Retype the opening lines of the listing below, ending with the line that contains "import plotly.graph_objects as go", and leave out any pictures.

┄┄┄┄┄┄┄┄┄┄

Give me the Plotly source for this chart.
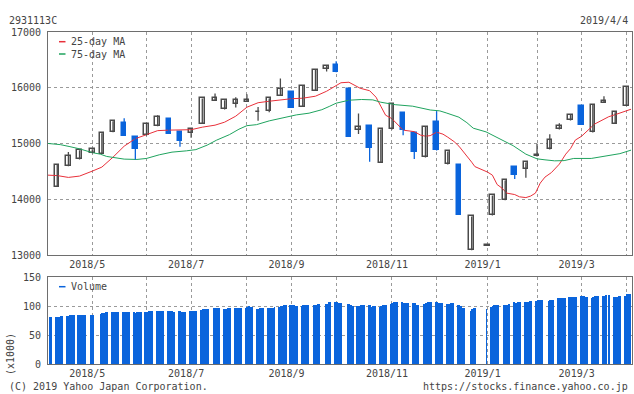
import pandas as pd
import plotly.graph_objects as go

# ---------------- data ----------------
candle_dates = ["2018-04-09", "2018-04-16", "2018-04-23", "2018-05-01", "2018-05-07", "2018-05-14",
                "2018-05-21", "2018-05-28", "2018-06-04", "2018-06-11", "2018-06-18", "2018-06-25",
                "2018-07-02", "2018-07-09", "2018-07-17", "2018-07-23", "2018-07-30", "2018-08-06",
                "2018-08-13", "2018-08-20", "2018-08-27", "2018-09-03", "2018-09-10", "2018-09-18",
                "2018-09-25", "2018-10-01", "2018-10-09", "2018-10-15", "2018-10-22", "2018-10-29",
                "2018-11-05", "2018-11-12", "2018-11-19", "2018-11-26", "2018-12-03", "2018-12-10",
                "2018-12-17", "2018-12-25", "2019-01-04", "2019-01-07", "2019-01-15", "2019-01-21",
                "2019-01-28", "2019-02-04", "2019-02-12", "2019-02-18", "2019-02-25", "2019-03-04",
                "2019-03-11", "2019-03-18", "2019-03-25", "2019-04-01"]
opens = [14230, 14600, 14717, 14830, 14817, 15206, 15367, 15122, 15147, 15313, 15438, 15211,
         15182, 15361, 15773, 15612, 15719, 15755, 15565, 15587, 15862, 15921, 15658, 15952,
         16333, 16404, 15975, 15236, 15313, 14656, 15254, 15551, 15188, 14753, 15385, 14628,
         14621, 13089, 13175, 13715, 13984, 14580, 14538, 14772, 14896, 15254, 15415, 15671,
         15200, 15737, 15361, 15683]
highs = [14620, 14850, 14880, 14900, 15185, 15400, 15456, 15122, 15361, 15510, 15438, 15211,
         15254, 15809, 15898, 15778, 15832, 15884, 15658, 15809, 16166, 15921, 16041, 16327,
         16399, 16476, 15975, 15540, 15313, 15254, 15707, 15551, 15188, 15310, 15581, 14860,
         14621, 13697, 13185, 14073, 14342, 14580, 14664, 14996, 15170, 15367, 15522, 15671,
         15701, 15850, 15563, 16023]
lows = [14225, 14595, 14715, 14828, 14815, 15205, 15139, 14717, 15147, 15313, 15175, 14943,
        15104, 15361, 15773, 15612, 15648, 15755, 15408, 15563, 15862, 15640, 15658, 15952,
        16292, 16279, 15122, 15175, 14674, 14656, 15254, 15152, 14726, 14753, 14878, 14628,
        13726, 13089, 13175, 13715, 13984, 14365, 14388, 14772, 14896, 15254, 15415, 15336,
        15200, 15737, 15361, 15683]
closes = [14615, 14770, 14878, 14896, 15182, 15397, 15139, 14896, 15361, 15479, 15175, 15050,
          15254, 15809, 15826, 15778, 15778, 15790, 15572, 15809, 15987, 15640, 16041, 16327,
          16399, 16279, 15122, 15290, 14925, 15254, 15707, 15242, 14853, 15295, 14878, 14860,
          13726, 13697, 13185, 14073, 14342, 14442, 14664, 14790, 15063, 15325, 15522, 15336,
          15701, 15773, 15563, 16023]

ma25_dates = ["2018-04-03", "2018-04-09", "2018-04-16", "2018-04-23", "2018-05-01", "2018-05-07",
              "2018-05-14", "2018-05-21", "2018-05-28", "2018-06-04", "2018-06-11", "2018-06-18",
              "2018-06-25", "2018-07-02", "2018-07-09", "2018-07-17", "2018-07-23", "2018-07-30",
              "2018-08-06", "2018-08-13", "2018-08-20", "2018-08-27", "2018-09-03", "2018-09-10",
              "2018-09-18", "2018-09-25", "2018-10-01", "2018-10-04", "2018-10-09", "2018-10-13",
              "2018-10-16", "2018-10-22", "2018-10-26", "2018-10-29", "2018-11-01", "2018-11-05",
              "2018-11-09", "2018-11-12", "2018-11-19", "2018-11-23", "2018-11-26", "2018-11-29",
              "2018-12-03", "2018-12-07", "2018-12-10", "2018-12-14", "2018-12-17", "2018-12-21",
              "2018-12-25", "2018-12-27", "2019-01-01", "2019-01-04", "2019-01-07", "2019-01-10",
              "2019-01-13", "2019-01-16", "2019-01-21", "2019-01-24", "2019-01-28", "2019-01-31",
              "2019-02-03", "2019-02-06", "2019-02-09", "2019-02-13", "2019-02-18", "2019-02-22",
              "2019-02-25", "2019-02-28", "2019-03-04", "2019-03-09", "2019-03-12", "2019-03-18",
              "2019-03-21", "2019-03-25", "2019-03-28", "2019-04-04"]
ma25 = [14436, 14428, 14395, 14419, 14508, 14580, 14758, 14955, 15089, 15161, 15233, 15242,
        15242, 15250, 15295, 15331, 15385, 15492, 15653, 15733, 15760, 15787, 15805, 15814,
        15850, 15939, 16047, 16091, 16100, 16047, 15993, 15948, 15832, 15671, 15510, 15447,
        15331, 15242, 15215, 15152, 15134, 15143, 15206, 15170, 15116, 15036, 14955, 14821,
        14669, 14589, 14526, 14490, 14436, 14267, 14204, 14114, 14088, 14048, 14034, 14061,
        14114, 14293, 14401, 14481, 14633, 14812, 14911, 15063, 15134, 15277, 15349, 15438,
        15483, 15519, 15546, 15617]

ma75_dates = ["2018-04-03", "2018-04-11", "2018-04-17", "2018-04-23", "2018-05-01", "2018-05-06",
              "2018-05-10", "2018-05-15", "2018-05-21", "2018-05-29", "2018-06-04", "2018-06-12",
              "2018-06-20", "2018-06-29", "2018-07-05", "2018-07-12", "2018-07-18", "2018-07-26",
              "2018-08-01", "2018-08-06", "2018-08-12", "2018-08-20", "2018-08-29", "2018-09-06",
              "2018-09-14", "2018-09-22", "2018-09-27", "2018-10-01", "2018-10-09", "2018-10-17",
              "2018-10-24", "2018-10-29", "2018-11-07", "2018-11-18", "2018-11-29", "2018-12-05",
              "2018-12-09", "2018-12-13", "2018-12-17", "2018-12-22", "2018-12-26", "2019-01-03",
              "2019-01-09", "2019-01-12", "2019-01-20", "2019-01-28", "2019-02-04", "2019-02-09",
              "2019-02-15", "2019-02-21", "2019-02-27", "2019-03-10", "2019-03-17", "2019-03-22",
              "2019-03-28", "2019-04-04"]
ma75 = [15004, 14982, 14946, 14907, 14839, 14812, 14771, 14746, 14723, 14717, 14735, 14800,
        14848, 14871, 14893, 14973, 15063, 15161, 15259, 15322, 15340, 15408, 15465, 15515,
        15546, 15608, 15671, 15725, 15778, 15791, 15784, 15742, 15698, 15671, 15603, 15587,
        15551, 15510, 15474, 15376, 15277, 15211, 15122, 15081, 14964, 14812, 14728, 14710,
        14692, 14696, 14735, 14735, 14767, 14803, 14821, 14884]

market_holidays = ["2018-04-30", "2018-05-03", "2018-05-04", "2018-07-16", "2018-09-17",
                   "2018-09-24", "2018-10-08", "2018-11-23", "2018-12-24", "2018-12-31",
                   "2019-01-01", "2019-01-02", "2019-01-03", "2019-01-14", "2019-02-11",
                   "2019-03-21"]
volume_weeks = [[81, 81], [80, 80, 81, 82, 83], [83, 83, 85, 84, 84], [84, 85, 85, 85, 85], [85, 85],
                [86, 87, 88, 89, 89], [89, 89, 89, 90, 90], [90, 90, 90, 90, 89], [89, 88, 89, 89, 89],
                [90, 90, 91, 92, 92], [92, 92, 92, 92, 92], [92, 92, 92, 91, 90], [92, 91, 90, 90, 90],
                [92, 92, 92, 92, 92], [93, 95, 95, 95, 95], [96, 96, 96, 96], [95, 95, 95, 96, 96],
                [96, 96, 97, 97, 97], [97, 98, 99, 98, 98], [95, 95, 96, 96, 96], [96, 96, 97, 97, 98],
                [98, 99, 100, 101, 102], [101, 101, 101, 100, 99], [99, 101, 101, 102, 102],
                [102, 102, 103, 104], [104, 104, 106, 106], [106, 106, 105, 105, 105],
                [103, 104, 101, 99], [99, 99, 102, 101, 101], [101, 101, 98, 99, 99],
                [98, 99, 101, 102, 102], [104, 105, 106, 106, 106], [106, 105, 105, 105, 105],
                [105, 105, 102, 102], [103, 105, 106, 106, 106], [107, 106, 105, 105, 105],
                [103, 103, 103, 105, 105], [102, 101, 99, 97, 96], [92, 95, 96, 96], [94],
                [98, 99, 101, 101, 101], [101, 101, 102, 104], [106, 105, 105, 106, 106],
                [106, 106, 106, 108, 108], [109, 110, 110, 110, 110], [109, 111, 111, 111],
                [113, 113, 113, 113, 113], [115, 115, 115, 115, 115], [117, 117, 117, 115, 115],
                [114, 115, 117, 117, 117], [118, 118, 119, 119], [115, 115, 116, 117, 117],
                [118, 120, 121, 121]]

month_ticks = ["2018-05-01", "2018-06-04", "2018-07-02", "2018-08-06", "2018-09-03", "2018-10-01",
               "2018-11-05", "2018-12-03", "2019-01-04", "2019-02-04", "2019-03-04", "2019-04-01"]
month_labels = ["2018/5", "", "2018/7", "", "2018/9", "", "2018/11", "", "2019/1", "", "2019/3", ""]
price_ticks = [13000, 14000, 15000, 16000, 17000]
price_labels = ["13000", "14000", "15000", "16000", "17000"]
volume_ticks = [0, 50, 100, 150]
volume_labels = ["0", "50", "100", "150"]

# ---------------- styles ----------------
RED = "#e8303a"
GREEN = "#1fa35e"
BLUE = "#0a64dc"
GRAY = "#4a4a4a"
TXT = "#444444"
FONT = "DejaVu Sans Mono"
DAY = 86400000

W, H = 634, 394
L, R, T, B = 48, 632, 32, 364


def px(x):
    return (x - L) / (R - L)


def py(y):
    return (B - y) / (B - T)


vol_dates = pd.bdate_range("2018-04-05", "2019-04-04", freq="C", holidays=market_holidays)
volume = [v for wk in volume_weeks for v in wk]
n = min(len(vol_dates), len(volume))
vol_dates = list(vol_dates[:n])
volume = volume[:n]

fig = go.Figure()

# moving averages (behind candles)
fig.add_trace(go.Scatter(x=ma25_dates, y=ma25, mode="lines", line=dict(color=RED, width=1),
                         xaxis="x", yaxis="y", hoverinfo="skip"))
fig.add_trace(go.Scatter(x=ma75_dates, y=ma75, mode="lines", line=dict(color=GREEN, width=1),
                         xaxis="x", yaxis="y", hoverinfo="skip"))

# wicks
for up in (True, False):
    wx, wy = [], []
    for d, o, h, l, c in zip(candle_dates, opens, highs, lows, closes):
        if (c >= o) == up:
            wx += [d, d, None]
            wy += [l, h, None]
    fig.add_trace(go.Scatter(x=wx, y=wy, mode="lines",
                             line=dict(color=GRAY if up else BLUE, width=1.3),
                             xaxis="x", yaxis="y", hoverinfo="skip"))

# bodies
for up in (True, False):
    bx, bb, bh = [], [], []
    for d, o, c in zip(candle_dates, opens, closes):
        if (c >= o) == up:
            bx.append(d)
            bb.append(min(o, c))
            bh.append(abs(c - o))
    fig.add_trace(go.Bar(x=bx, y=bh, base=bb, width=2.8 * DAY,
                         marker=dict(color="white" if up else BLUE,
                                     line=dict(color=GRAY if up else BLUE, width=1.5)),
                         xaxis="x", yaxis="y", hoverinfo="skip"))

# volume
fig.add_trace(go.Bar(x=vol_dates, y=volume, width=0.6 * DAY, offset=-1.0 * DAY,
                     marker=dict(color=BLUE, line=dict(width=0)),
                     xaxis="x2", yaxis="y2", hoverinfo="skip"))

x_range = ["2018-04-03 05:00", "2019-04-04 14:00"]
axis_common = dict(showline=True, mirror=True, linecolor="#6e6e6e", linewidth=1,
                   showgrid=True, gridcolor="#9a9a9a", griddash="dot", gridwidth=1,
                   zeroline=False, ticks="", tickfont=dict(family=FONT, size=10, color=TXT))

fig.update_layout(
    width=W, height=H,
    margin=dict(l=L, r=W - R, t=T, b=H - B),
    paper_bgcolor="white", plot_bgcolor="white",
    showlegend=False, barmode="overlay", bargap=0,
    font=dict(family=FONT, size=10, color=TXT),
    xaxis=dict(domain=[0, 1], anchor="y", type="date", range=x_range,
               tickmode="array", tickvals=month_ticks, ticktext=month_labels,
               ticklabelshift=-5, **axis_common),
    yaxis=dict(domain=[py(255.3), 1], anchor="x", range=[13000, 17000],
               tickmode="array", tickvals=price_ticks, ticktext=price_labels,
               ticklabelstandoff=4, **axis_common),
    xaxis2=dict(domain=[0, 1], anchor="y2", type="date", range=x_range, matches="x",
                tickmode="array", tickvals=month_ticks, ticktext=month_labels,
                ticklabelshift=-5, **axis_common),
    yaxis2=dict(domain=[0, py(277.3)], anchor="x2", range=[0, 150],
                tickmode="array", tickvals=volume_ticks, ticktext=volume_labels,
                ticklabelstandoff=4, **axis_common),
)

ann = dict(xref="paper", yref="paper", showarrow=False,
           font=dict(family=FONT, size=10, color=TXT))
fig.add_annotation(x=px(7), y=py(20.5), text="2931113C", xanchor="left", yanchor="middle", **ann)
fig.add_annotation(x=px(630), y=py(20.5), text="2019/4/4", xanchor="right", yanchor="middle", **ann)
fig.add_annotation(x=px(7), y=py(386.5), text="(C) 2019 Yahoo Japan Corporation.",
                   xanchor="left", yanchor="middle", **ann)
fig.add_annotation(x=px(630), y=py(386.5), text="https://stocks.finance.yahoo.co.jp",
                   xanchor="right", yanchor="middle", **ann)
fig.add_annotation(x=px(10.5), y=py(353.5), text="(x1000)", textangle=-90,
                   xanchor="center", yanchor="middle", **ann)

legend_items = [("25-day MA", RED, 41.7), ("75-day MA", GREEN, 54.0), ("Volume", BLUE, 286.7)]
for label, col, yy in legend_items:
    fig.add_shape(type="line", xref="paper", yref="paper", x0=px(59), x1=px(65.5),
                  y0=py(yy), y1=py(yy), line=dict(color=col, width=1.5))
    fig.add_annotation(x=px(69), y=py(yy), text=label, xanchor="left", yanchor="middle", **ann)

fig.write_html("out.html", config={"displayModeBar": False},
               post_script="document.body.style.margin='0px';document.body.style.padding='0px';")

┄┄┄┄┄┄┄┄┄┄

- _Worked solution_:
Give me the Plotly source for this chart.
import pandas as pd
import plotly.graph_objects as go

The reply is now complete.